▶ Work to do: Print exactly the lines from the first one down to the line that contains "-- ([yshift=#2]#1.south west)", both included, and skip the pictures.

▶ Data excerpt:
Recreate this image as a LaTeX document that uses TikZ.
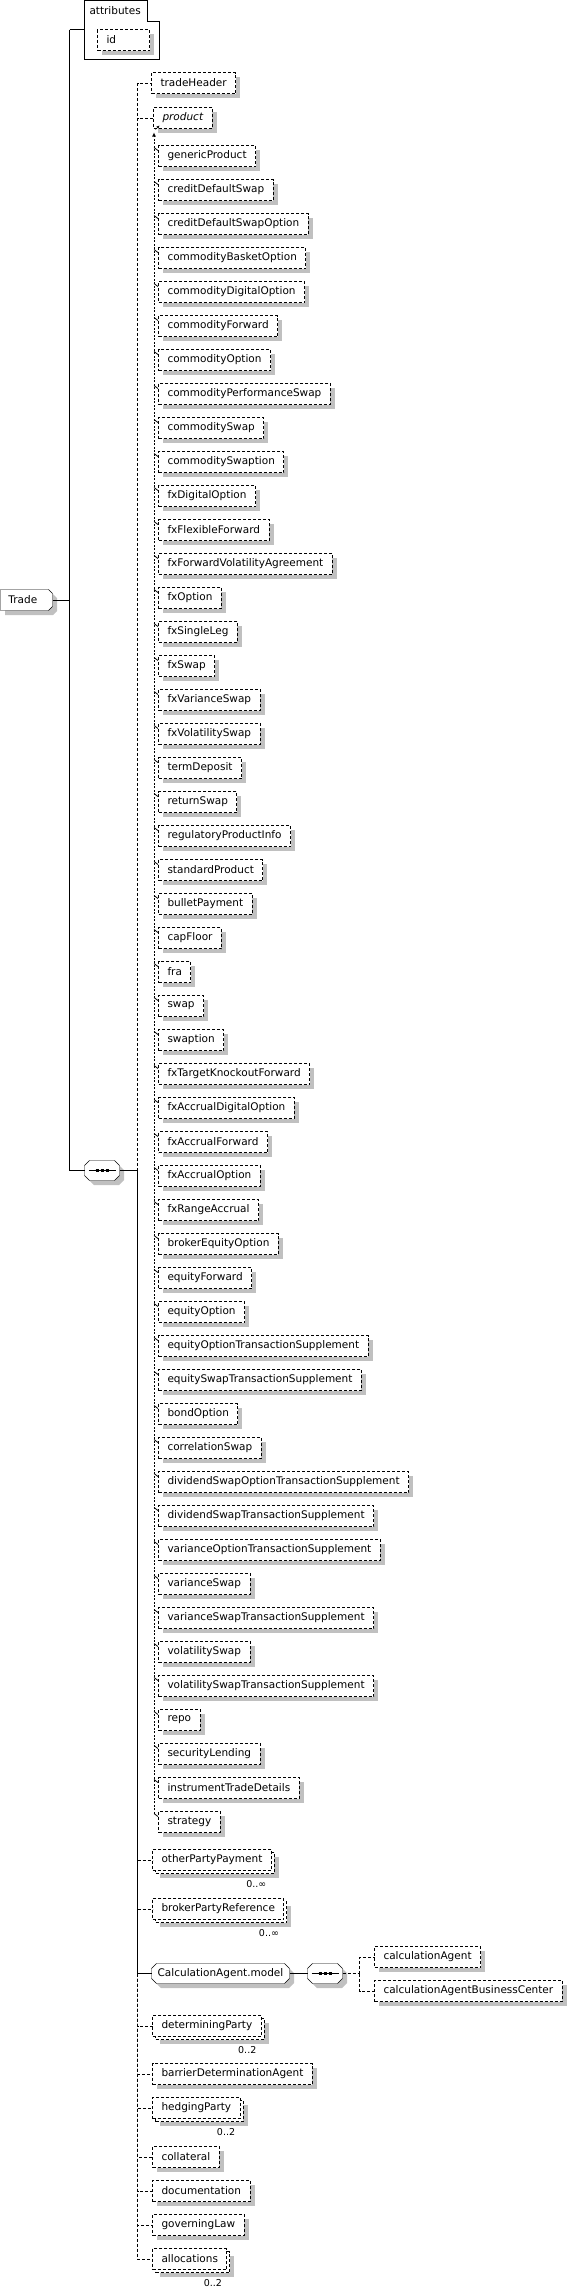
\documentclass[tikz,border=0pt]{standalone}
\usepackage{fontspec}
\setmainfont{DejaVu Sans}
\usepackage{tikz}
\usetikzlibrary{positioning,arrows.meta,shadows}
\definecolor{shadowgray}{HTML}{C0C0C0}
\pgfdeclarelayer{back}
\pgfsetlayers{back,main}
\newcommand{\chamfpath}[2]{([xshift=#2]#1.north west) -- ([xshift=-#2]#1.north east) -- ([yshift=-#2]#1.north east)
  -- ([yshift=#2]#1.south east) -- ([xshift=-#2]#1.south east) -- ([xshift=#2]#1.south west)
  -- ([yshift=#2]#1.south west) -- ([yshift=-#2]#1.north west) -- cycle}

\begin{document}
\begin{tikzpicture}[
  x=1pt, y=-1pt, line width=1pt, shift={(0.5pt,-0.5pt)},
  font=\fontsize{10.5}{12}\selectfont,
  every node/.style={outer sep=0pt},
  dsh/.style={dash pattern=on 3pt off 2pt},
  substline/.style={line width=.8pt, dash pattern=on 2pt off 1.5pt},
  boxbase/.style={draw, dsh, fill=white, anchor=north west, inner xsep=9pt, inner ysep=1pt, minimum height=21pt},
  elem/.style={boxbase, drop shadow={shadow xshift=4.5pt, shadow yshift=-4.5pt, fill=shadowgray, opacity=1}},
  multi/.style={boxbase, drop shadow={shadow xshift=7.5pt, shadow yshift=-7.5pt, fill=shadowgray, opacity=1},
    copy shadow={shadow xshift=3pt, shadow yshift=-3pt, draw=black, fill=white, dsh}},
  under/.style={below=13pt of #1.south west, anchor=north west},
  octo/.style={anchor=north west, inner sep=0pt},
  octline/.style={draw, solid, fill=white, drop shadow={shadow xshift=4.5pt, shadow yshift=-4.5pt, fill=shadowgray, opacity=1}},
  mult/.style={anchor=north east, inner sep=0pt, font=\fontsize{9.5}{11}\selectfont}
]
\useasboundingbox (-0.5,-0.5) rectangle (566.5,2286.5);

% root and attributes
\node[anchor=north west, inner sep=0pt, minimum width=75pt, minimum height=59pt] (attr) at (84,0) {};
\draw (attr.north west) -- ([xshift=-12pt]attr.north east) -- ([xshift=-12pt,yshift=-21pt]attr.north east)
  -- ([yshift=-21pt]attr.north east) -- (attr.south east) -- (attr.south west) -- cycle;
\node[anchor=west, inner sep=0pt] (attrlbl) at (89,10.5) {attributes};
\node[elem, text width=34pt] (id) at (97,29) {id};
\node[octo, text width=36pt, inner xsep=8pt, minimum height=21pt] (trade) at (0,589) {Trade};
\node[octo, minimum width=35pt, minimum height=20pt] (s1) at (84,1160) {};

% sequence children
\node[elem] (th) at (151,72) {tradeHeader};
\node[elem] (prod) at (153,107) {\textit{product}};

% substitution group of product
\node[elem] (m1) at (158,145) {genericProduct};
\node[elem, under=m1] (m2) {creditDefaultSwap};
\node[elem, under=m2] (m3) {creditDefaultSwapOption};
\node[elem, under=m3] (m4) {commodityBasketOption};
\node[elem, under=m4] (m5) {commodityDigitalOption};
\node[elem, under=m5] (m6) {commodityForward};
\node[elem, under=m6] (m7) {commodityOption};
\node[elem, under=m7] (m8) {commodityPerformanceSwap};
\node[elem, under=m8] (m9) {commoditySwap};
\node[elem, under=m9] (m10) {commoditySwaption};
\node[elem, under=m10] (m11) {fxDigitalOption};
\node[elem, under=m11] (m12) {fxFlexibleForward};
\node[elem, under=m12] (m13) {fxForwardVolatilityAgreement};
\node[elem, under=m13] (m14) {fxOption};
\node[elem, under=m14] (m15) {fxSingleLeg};
\node[elem, under=m15] (m16) {fxSwap};
\node[elem, under=m16] (m17) {fxVarianceSwap};
\node[elem, under=m17] (m18) {fxVolatilitySwap};
\node[elem, under=m18] (m19) {termDeposit};
\node[elem, under=m19] (m20) {returnSwap};
\node[elem, under=m20] (m21) {regulatoryProductInfo};
\node[elem, under=m21] (m22) {standardProduct};
\node[elem, under=m22] (m23) {bulletPayment};
\node[elem, under=m23] (m24) {capFloor};
\node[elem, under=m24] (m25) {fra};
\node[elem, under=m25] (m26) {swap};
\node[elem, under=m26] (m27) {swaption};
\node[elem, under=m27] (m28) {fxTargetKnockoutForward};
\node[elem, under=m28] (m29) {fxAccrualDigitalOption};
\node[elem, under=m29] (m30) {fxAccrualForward};
\node[elem, under=m30] (m31) {fxAccrualOption};
\node[elem, under=m31] (m32) {fxRangeAccrual};
\node[elem, under=m32] (m33) {brokerEquityOption};
\node[elem, under=m33] (m34) {equityForward};
\node[elem, under=m34] (m35) {equityOption};
\node[elem, under=m35] (m36) {equityOptionTransactionSupplement};
\node[elem, under=m36] (m37) {equitySwapTransactionSupplement};
\node[elem, under=m37] (m38) {bondOption};
\node[elem, under=m38] (m39) {correlationSwap};
\node[elem, under=m39] (m40) {dividendSwapOptionTransactionSupplement};
\node[elem, under=m40] (m41) {dividendSwapTransactionSupplement};
\node[elem, under=m41] (m42) {varianceOptionTransactionSupplement};
\node[elem, under=m42] (m43) {varianceSwap};
\node[elem, under=m43] (m44) {varianceSwapTransactionSupplement};
\node[elem, under=m44] (m45) {volatilitySwap};
\node[elem, under=m45] (m46) {volatilitySwapTransactionSupplement};
\node[elem, under=m46] (m47) {repo};
\node[elem, under=m47] (m48) {securityLending};
\node[elem, under=m48] (m49) {instrumentTradeDetails};
\node[elem, under=m49] (m50) {strategy};

\node[multi] (opp) at (152,1849) {otherPartyPayment};
\node[mult] (oppn) at ([xshift=-5pt,yshift=-10pt]opp.south east) {0..∞};
\node[multi, below=28pt of opp.south west, anchor=north west] (bpr) {brokerPartyReference};
\node[mult] (bprn) at ([xshift=-5pt,yshift=-10pt]bpr.south east) {0..∞};

\node[octo, minimum width=138pt, minimum height=20pt] (calc) at (151,1963) {CalculationAgent.model};
\node[octo, minimum width=35pt, minimum height=20pt, right=18pt of calc, anchor=west] (s2) {};
\node[elem] (ca) at (374,1946) {calculationAgent};
\node[elem, under=ca] (cabc) {calculationAgentBusinessCenter};

\node[multi] (dp) at (152,2015) {determiningParty};
\node[mult] (dpn) at ([xshift=-5pt,yshift=-10pt]dp.south east) {0..2};
\node[elem, below=27pt of dp.south west, anchor=north west] (bda) {barrierDeterminationAgent};
\node[multi, under=bda] (hp) {hedgingParty};
\node[mult] (hpn) at ([xshift=-5pt,yshift=-10pt]hp.south east) {0..2};
\node[elem, below=28pt of hp.south west, anchor=north west] (col) {collateral};
\node[elem, under=col] (doc) {documentation};
\node[elem, under=doc] (gl) {governingLaw};
\node[multi, under=gl] (alloc) {allocations};
\node[mult] (allocn) at ([xshift=-5pt,yshift=-10pt]alloc.south east) {0..2};

% outlines of root, groups and sequences
\begin{pgfonlayer}{back}
\draw[octline] (trade.north west) -- ([xshift=-4pt]trade.north east) -- ([yshift=-4pt]trade.north east)
  -- ([yshift=4pt]trade.south east) -- ([xshift=-4pt]trade.south east) -- (trade.south west) -- cycle;
\draw[octline] \chamfpath{s1}{5pt};
\draw[octline] \chamfpath{calc}{5pt};
\draw[octline] \chamfpath{s2}{5pt};
\end{pgfonlayer}
\draw ([xshift=4pt]s1.west) -- ([xshift=-4pt]s1.east);
\draw[line width=3pt, dash pattern=on 3pt off 2pt] ([xshift=-6.5pt]s1.center) -- ([xshift=6.5pt]s1.center);
\draw ([xshift=4pt]s2.west) -- ([xshift=-4pt]s2.east);
\draw[line width=3pt, dash pattern=on 3pt off 2pt] ([xshift=-6.5pt]s2.center) -- ([xshift=6.5pt]s2.center);

% connectors
\coordinate (trunk) at (69,29);
\coordinate (bus) at (137,1170);
\coordinate (bus2) at (359,1973);
\draw (trunk) -- ([yshift=-29pt]attr.north west);
\draw (trunk) |- (s1);
\draw (trade) -- (trade -| trunk);
\draw (s1) -- (bus);
\draw[dsh] (bus) |- (th);
\draw[dsh] (bus) |- (prod);
\draw (bus) |- (calc);
\draw[dsh] (bus |- opp.west) -- (opp);
\draw[dsh] (bus |- bpr.west) -- (bpr);
\draw[dsh] (bus |- calc.west) |- (dp);
\draw[dsh] (bus |- calc.west) |- (bda);
\draw[dsh] (bus |- calc.west) |- (hp);
\draw[dsh] (bus |- calc.west) |- (col);
\draw[dsh] (bus |- calc.west) |- (doc);
\draw[dsh] (bus |- calc.west) |- (gl);
\draw[dsh] (bus |- calc.west) |- (alloc);
\draw (calc) -- (s2);
\draw[dsh] (s2) -- (bus2);
\draw[dsh] (bus2) |- (ca);
\draw[dsh] (bus2) |- (cabc);

% substitution line up to product
\draw[substline, -{Latex[length=4pt,width=4pt]}] ([xshift=-4.5pt,yshift=-2pt]m50.north west) -- ([xshift=0.5pt,yshift=-4pt]prod.south west);
\draw[-{Latex[length=3pt,width=3pt]}] ([xshift=2pt,yshift=-1pt]prod.south west) -- ([xshift=6pt,yshift=3pt]prod.south west);
\foreach \i in {1,...,50}
  \draw[line width=.8pt] ([xshift=-4.5pt,yshift=-2pt]m\i.north west) -- ([xshift=-0.5pt,yshift=-5pt]m\i.north west);
\end{tikzpicture}
\end{document}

▶ Finished task:
Recreate this image as a LaTeX document that uses TikZ.
\documentclass[tikz,border=0pt]{standalone}
\usepackage{fontspec}
\setmainfont{DejaVu Sans}
\usepackage{tikz}
\usetikzlibrary{positioning,arrows.meta,shadows}
\definecolor{shadowgray}{HTML}{C0C0C0}
\pgfdeclarelayer{back}
\pgfsetlayers{back,main}
\newcommand{\chamfpath}[2]{([xshift=#2]#1.north west) -- ([xshift=-#2]#1.north east) -- ([yshift=-#2]#1.north east)
  -- ([yshift=#2]#1.south east) -- ([xshift=-#2]#1.south east) -- ([xshift=#2]#1.south west)
  -- ([yshift=#2]#1.south west) -- ([yshift=-#2]#1.north west) -- cycle}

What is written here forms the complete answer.